Let me say, first and foremost, that not every DBA needs to be a holistic DBA. Also, not every organization needs to have every DBA be a holistic DBA. There is a need in the technical world for specialization if your organization can afford it and if the need can be justified based on cost, meeting customer expectations and principally (in my mind), meeting established Service Level Agreements (SLA), Recovery Time Objectives (RTO) and Restore Point Objectives (RPO). I will also counter that every specialist DBA needs to have the skill sets and countenance to be a holistic DBA, especially that of communication.
There will always be a need for Lewis, Kyte, Millsap and that breed of expert (forgive me if I left your name out, you are all much smarter than me and I freely admit it).

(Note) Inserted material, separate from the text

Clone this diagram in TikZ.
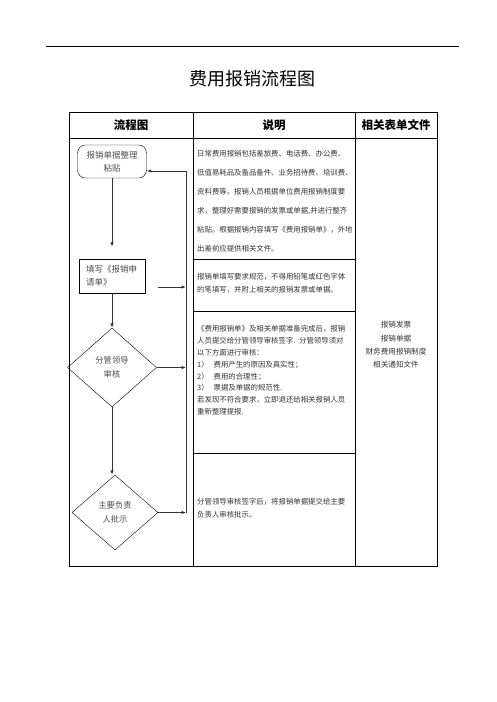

And now, I’ll let the shock wear off your face with the notion of SLA’s, RTO’s and RPO’s. You might be asking, “What, do organizations really have those?”. Indeed, the best run, most successful data organizations do have those, somewhere.... often in a form that is pretty much useless, and not updated since the last great depression.
The organizations that have repeatable success have those. Organizations that fly by the “seat of their pants” typically do not, and that is one reason why those types of data organizations fail, eventually.
Eventually is a key word here too. Just because your ham-strung, bailing wire and spit, technical marvel has not yet failed, be sure that it will someday fail. When that day comes the song will be “Who’s got the job today? Oh Yeah! Oh Yeah!” as opposed to, “Information, I need the number for the unemployment office”.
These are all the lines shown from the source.